Tandis qu’en droit administratif, il ne saurait y avoir de pouvoir de police et de sanction de plein droit sans texte…

Il est vrai que la reconnaissance même du préjudice avait déjà bien évolué. Les juges sont venus admettre la reconnaissance d’un préjudice moral d’anxiété pour le risque potentiel d’exposition à l’amiante. Pour autant, c’est bien jusqu’ici le seul préjudice qui permettait la condamnation à verser des dommages et intérêts.

Cet arrêt condamnant à la réparation du seul fait d’un manquement à une obligation légale consacre ainsi une évolution du contentieux de l’indemnisation.
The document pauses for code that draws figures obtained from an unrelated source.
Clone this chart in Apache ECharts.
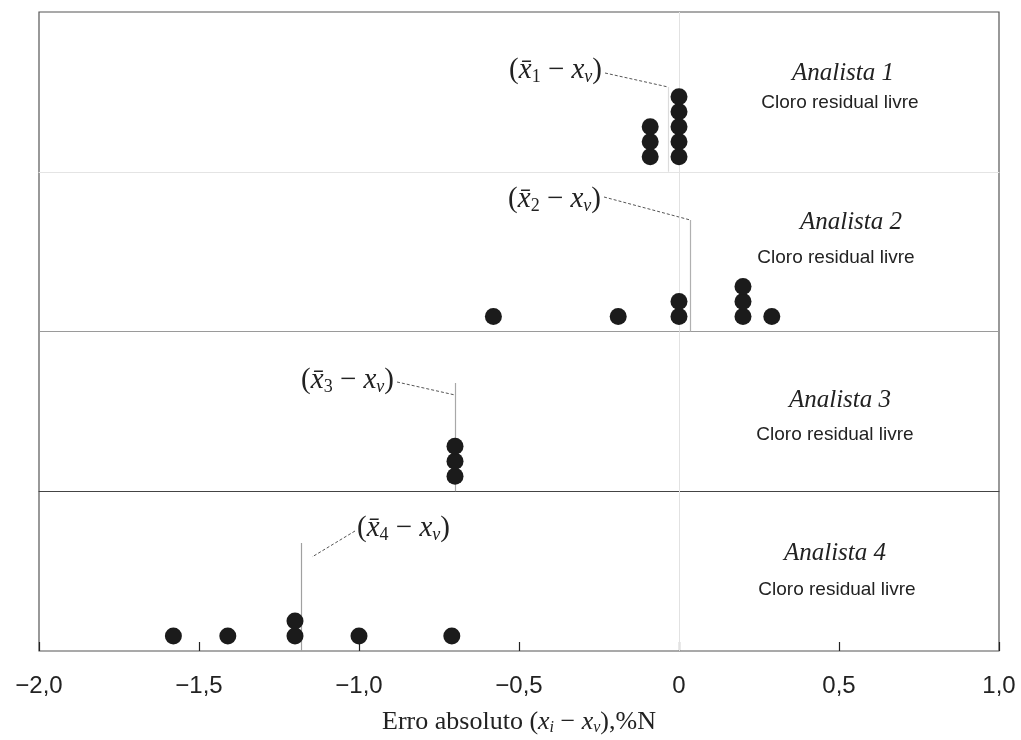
<!DOCTYPE html>
<html><head><meta charset="utf-8">
<script src="https://cdn.jsdelivr.net/npm/echarts@6/dist/echarts.min.js"></script>
<style>html,body{margin:0;padding:0;background:#fff}#c{width:1021px;height:740px}</style>
</head><body><div id="c"></div>
<script>
// ---------- data ----------
const analysts = ['Analista 1', 'Analista 2', 'Analista 3', 'Analista 4'];
const subtitle = 'Cloro residual livre';
const errors1 = [-0.09, -0.09, -0.09, 0, 0, 0, 0, 0];
const errors2 = [-0.58, -0.19, 0, 0, 0.2, 0.2, 0.2, 0.29];
const errors3 = [-0.7, -0.7, -0.7];
const errors4 = [-1.58, -1.41, -1.2, -1.2, -1.0, -0.71];
const meanErrors = [-0.034, 0.035, -0.70, -1.18];
const meanLabels = ['1', '2', '3', '4'];
const xMin = -2, xMax = 1, xStep = 0.5;

// ---------- layout ----------
const L = 39, R = 999, T = 12, B = 651;
const panelH = (B - T) / 4;
const stepPx = 15;               // vertical spacing of stacked dots
const yMax = panelH / stepPx;
const pxPerUnit = (R - L) / (xMax - xMin);
const px2x = px => (px - L) / pxPerUnit + xMin;
const py2y = (i, py) => (T + (i + 1) * panelH - py) / stepPx;

const allErrors = [errors1, errors2, errors3, errors4];
function stacked(arr) {
  const seen = {};
  return arr.map(v => { const k = String(v); seen[k] = (seen[k] || 0) + 1; return [v, seen[k]]; });
}

// annotation layout per panel (pixels)
const ann = [
  { lx: 602, ly: 70, align: 'right', sx: 605, sy: 73, ey: 87, ex: null, vTop: 87 },
  { lx: 601, ly: 199, align: 'right', sx: 604, sy: 197, ey: 220, ex: null, vTop: 220 },
  { lx: 394, ly: 380, align: 'right', sx: 397, sy: 382, ey: 395, ex: null, vTop: 383 },
  { lx: 357, ly: 528, align: 'left', sx: 355, sy: 531, ey: 557, ex: 312, vTop: 543 }
];
const titlePos = [
  { ax: 843, ay: 73, cx: 840, cy: 103 },
  { ax: 851, ay: 222, cx: 836, cy: 258 },
  { ax: 840, ay: 400, cx: 835, cy: 435 },
  { ax: 835, ay: 553, cx: 837, cy: 590 }
];
const meanLineColors = ['#dcdcdc', '#b0b0b0', '#a8a8a8', '#a0a0a0'];
const sepColors = ['#e4e4e4', '#9a9a9a', '#444444', null];

const serif = 'Liberation Serif';
const sans = 'Liberation Sans';

const grids = [], xAxes = [], yAxes = [], series = [], graphics = [];
for (let i = 0; i < 4; i++) {
  grids.push({ left: L, width: R - L, top: T + i * panelH, height: panelH, containLabel: false });
  const last = i === 3;
  xAxes.push({
    gridIndex: i, type: 'value', min: xMin, max: xMax, interval: xStep,
    axisLine: { show: !!sepColors[i], onZero: false, lineStyle: { color: sepColors[i] || '#000', width: 1 } },
    axisTick: { show: last, inside: true, length: 9, lineStyle: { color: '#222', width: 1.2 } },
    splitLine: { show: false },
    axisLabel: {
      show: last, margin: 23, color: '#222', fontFamily: sans, fontSize: 24,
      formatter: v => v === 0 ? '0' : (v < 0 ? '\u2212' : '') + Math.abs(v).toFixed(1).replace('.', ',')
    },
    name: last ? '{n|Erro absoluto (}{x|x}{s|i}{n| \u2212 }{x|x}{s|v}{n|),%N}' : '',
    nameLocation: 'middle', nameGap: 57,
    nameTextStyle: {
      rich: {
        n: { fontFamily: serif, fontSize: 26, color: '#222', lineHeight: 28, verticalAlign: 'middle' },
        x: { fontFamily: serif, fontStyle: 'italic', fontSize: 26, color: '#222', lineHeight: 28, verticalAlign: 'middle' },
        s: { fontFamily: serif, fontStyle: 'italic', fontSize: 16, color: '#222', lineHeight: 15, verticalAlign: 'bottom' }
      }
    }
  });
  yAxes.push({ gridIndex: i, type: 'value', min: 0, max: yMax, show: false });

  const a = ann[i];
  const m = meanErrors[i];
  const endX = a.ex === null ? m : px2x(a.ex);
  series.push({
    type: 'scatter', xAxisIndex: i, yAxisIndex: i,
    data: stacked(allErrors[i]),
    symbol: 'circle', symbolSize: 17,
    itemStyle: { color: '#1b1b1b', opacity: 1 },
    z: 5, silent: true, animation: false,
    markLine: {
      silent: true, symbol: 'none', animation: false, label: { show: false },
      data: [
        [{ coord: [m, py2y(i, a.vTop)], lineStyle: { color: meanLineColors[i], width: 1.2, type: 'solid' } },
         { coord: [m, 0] }],
        [{ coord: [px2x(a.sx), py2y(i, a.sy)], lineStyle: { color: '#555', width: 1, type: [3, 2] } },
         { coord: [endX, py2y(i, a.ey)] }]
      ]
    }
  });

  graphics.push({
    type: 'text', x: a.lx, y: a.ly, z: 10,
    style: {
      text: '{p|(}{x|x\u0304}{n|' + meanLabels[i] + '}{p| \u2212 }{x|x}{s|\u03bd}{p|)}',
      align: a.align, verticalAlign: 'middle',
      rich: {
        p: { fontFamily: serif, fontSize: 29, fill: '#222', lineHeight: 32, verticalAlign: 'middle' },
        x: { fontFamily: serif, fontStyle: 'italic', fontSize: 29, fill: '#222', lineHeight: 32, verticalAlign: 'middle' },
        n: { fontFamily: serif, fontSize: 18, fill: '#222', lineHeight: 18, verticalAlign: 'bottom' },
        s: { fontFamily: serif, fontStyle: 'italic', fontSize: 18, fill: '#222', lineHeight: 18, verticalAlign: 'bottom' }
      }
    }
  });
  const tp = titlePos[i];
  graphics.push({
    type: 'text', x: tp.ax, y: tp.ay, z: 10,
    style: { text: analysts[i], align: 'center', verticalAlign: 'middle', fontFamily: serif, fontStyle: 'italic', fontSize: 25, fill: '#222' }
  });
  graphics.push({
    type: 'text', x: tp.cx, y: tp.cy, z: 10,
    style: { text: subtitle, align: 'center', verticalAlign: 'middle', fontFamily: sans, fontSize: 19, fill: '#222' }
  });
}

// frame grid (outer border and zero reference line)
grids.push({ left: L, width: R - L, top: T, height: B - T, show: true, borderColor: '#555', borderWidth: 1.2, backgroundColor: 'transparent' });
xAxes.push({ gridIndex: 4, type: 'value', min: xMin, max: xMax, show: false });
yAxes.push({ gridIndex: 4, type: 'value', min: 0, max: 1, show: false });
series.push({
  type: 'scatter', xAxisIndex: 4, yAxisIndex: 4, data: [], silent: true, animation: false,
  markLine: {
    silent: true, symbol: 'none', animation: false, label: { show: false },
    lineStyle: { color: '#e2e2e2', width: 1, type: 'solid' },
    data: [[{ coord: [0, 1] }, { coord: [0, 0] }]]
  }
});

const chart = echarts.init(document.getElementById('c'), null, { renderer: 'canvas' });
chart.setOption({
  animation: false,
  backgroundColor: '#fff',
  grid: grids, xAxis: xAxes, yAxis: yAxes, series: series,
  graphic: graphics
});
</script></body></html>
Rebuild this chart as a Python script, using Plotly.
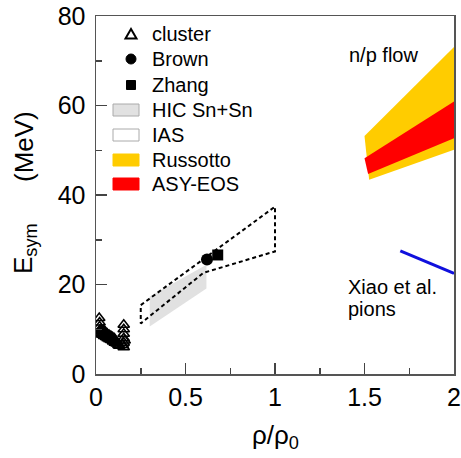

Certes, il s’agit d’une évolution limitée et dont il ne faudrait pas exagérer la portée en y voyant une méthode d’appréciation généralisée. Pourtant, deux éléments doivent interpeler :

  • d’une part, la Cour de cassation a décidé de publier l’arrêt, informant dès lors les praticiens qu’elle entendait conférer une certaine portée à sa décision ;
  • d’autre part, elle n’a pas visé dans son dispositif l’article L. 3164-1 du Code du travail portant sur le droit au repos.
    Sur ce second point les juges se sont référés à l’accord collectif applicable dans l’entreprise, alors qu’il ne prévoit pas autrement que la loi. Un autre texte a en revanche été expressément visé : l’article L. 4121-1 du code du travail portant sur l’obligation pour l’employeur de prendre les mesures nécessaires pour assurer la sécurité et protéger la santé physique et mentale des travailleurs placés sous son autorité.

DROIT EN ACTIONS

Dès lors, le juge pourrait être amené à élargir le régime de l’indemnisation des salariés lorsqu’il est démontré que l’employeur a manqué à une obligation de sécurité ; ceci sans qu’il ne soit nécessairement exigé qu’un préjudice ne découle directement de ce manquement.

Une attention particulière devra ainsi être portée à la démonstration des éléments constitutifs du manquement. Pour autant, on ne saurait que trop conseiller aux défenseurs syndicaux d’être vigilants dans la démonstration de l’existence, au moins hypothétique, d’un préjudice.
Voilà sans doute qui devrait conduire les employeurs à davantage de vigilance lorsque la santé des travailleurs est en jeu.